In a highly unusual move for a supposed Canadian TV series, both the scripting and vocal talent for the first season were predominantly American (not to mention the suspiciously uncredited soundtrack). This is the season that essentially defines the show. It features incredibly creative and unpredictable storylines for such a seemingly simplistic series concept, often stereotypical yet unusually entertaining characters, approximately one brilliant joke per minute, and even a very distinctive visual gag in which most of the screen freezes in monochrome while Andy breaks the fourth wall - which was largely dropped in later seasons, with Andy just talking to the viewer instead. Perhaps it is not coincidental that only this season actually adapts some of the stories from the books the show is based on, though many of the episode plots are still original to the cartoon.
The conveniently labeled second season credits make it clear that all of the writers were from Canada, while most of the storyboarders were based in France. Unfortunately, as a result of losing the American writers from the first season the quality of the scripts suffered greatly, and although some episodes are still excellent there are far too many that showcase Canadian writing "talent" in all its glory. On the other hand, the music actually improved between seasons. Season 1's soundtrack mostly consisted of individual riffs that made for a unique but not exactly melodic rap-based experience. Season 2 on the other hand got fully arranged background music, courtesy of the in-house composers at the French animation studio co-producing the season (which notably also produced W.I.T.C.H., quite possibly the only more underrated Western animated series than this one).

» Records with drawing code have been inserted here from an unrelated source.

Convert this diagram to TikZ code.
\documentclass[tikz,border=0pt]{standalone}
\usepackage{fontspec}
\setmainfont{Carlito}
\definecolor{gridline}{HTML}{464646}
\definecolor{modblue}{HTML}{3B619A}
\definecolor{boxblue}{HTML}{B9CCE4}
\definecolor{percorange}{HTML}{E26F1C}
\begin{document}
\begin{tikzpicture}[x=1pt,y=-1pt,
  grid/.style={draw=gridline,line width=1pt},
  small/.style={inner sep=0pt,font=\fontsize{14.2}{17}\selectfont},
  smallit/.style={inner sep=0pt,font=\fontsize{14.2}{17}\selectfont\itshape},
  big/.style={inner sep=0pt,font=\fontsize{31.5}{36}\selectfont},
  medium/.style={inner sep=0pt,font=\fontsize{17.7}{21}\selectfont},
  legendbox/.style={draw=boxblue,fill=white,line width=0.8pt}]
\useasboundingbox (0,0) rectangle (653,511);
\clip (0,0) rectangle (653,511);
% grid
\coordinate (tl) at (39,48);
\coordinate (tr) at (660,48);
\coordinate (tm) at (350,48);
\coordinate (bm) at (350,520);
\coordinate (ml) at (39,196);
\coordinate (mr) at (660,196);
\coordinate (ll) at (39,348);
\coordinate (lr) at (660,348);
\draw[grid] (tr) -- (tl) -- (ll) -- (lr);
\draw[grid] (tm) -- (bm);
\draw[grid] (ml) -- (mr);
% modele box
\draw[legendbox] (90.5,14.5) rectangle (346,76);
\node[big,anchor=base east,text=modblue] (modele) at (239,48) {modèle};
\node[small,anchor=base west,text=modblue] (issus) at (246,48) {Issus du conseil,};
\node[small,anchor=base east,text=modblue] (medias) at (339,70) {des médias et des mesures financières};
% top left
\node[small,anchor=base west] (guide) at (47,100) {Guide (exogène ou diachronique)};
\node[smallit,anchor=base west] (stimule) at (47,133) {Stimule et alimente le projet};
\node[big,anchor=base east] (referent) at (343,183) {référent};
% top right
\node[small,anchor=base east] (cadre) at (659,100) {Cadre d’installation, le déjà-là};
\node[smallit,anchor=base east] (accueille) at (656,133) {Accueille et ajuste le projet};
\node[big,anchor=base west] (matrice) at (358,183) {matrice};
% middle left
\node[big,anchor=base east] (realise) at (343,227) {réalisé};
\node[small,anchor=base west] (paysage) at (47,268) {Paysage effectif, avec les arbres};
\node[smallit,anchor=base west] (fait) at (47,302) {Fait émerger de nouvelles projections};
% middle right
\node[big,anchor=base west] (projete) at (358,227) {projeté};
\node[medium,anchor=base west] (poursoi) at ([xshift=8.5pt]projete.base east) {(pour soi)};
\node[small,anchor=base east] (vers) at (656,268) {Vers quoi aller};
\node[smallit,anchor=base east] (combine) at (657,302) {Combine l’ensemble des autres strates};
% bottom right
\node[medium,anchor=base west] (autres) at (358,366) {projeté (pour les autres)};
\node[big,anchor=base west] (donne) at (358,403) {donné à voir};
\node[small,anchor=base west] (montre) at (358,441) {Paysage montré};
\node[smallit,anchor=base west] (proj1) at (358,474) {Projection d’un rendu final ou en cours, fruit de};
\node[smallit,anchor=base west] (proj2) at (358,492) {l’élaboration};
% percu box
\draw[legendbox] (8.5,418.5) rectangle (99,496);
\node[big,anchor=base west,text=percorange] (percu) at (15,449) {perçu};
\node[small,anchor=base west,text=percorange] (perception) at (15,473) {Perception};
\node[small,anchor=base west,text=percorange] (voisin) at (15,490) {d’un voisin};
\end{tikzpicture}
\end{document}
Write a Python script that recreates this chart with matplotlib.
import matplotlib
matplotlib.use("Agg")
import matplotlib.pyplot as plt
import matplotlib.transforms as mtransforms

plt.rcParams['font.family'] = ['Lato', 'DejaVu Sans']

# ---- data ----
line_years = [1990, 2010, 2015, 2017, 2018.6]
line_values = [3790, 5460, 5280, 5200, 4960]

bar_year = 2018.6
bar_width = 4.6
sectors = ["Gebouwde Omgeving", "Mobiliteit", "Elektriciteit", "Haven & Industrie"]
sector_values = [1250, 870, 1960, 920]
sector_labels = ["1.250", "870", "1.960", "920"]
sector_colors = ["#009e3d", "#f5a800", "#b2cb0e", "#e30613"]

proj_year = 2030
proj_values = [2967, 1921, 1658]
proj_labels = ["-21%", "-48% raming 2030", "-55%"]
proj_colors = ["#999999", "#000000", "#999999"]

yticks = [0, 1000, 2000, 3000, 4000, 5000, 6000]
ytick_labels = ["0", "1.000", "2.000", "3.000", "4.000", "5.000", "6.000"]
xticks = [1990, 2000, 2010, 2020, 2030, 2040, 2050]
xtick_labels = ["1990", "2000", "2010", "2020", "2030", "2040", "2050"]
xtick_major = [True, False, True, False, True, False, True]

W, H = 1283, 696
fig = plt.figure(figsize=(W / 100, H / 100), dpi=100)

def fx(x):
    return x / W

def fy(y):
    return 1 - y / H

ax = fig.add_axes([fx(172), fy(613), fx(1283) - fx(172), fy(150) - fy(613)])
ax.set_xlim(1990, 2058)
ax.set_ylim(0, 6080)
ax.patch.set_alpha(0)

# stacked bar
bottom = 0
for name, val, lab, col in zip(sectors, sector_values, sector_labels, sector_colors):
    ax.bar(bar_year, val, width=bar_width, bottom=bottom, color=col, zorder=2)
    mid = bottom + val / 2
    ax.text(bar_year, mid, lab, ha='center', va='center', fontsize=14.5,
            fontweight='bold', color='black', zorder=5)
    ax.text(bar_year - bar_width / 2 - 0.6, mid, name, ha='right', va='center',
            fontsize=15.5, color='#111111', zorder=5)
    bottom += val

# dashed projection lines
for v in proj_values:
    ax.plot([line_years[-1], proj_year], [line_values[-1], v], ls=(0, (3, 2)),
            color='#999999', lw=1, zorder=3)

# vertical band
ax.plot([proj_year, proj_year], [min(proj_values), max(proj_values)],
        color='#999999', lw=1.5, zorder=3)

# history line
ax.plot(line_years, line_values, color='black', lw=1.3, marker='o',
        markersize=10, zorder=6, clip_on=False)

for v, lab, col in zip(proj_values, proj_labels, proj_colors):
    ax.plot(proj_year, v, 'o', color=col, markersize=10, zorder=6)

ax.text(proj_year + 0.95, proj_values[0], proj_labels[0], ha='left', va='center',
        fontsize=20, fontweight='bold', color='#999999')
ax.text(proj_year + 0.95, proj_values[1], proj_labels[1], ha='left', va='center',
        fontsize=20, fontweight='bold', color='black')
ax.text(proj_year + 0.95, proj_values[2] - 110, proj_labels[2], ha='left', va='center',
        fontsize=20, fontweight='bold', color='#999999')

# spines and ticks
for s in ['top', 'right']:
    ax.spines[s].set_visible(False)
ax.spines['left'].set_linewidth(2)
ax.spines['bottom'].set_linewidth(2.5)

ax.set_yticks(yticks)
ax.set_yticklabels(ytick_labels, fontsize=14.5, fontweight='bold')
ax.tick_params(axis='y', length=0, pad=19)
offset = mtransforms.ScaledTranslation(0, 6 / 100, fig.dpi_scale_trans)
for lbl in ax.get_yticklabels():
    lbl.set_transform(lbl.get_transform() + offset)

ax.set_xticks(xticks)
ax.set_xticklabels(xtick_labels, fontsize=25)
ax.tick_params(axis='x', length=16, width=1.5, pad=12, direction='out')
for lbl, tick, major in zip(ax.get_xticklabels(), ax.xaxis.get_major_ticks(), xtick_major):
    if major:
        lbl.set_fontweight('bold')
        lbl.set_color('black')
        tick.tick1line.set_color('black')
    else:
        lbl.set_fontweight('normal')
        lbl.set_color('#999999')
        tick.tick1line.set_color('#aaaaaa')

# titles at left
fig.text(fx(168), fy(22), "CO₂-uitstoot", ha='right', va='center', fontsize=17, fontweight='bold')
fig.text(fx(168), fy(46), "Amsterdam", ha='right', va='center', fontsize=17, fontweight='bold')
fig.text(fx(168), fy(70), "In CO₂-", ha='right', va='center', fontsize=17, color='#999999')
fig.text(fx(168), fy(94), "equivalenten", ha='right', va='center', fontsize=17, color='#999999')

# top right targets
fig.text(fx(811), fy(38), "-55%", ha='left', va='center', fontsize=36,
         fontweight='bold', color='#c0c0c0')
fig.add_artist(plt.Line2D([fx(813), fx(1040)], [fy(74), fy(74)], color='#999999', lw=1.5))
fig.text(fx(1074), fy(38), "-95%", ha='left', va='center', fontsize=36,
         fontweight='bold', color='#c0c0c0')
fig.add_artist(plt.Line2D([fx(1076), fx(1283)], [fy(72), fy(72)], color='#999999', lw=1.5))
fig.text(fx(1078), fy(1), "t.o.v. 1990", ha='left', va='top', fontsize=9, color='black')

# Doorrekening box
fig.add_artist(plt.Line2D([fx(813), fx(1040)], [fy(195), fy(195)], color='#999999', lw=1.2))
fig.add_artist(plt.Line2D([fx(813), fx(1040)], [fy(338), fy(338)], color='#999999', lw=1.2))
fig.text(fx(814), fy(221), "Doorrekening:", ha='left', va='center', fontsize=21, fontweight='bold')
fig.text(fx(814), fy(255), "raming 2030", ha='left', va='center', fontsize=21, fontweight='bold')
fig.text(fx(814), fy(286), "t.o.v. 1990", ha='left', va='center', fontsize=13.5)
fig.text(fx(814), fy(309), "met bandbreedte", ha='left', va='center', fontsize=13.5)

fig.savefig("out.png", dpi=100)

Interestingly, and very unusually for a cartoon, the in-show setting also changed from America to Canada between seasons 1 and 2, possibly as a reflection of the change in cast and crew. What impact this had in the US, where only the first season seems to have been aired and even then only sporadically, is unclear - but despite the show's unpopularity there, a third season was ordered for international broadcast. Unfortunately, this time the old adage about Canadian animation was in full effect. Not only did the scripts almost exclusively range from mediocre to outright bad, but the animation itself suffered with the characters making bizarre expressions throughout and movement becoming more jerky and erratic. In addition, the jazzy sound of the music, while hardly bad in itself, made for a jarring transition from the prior soundtracks. (This season did coin the "prince of pranks" moniker, at least!)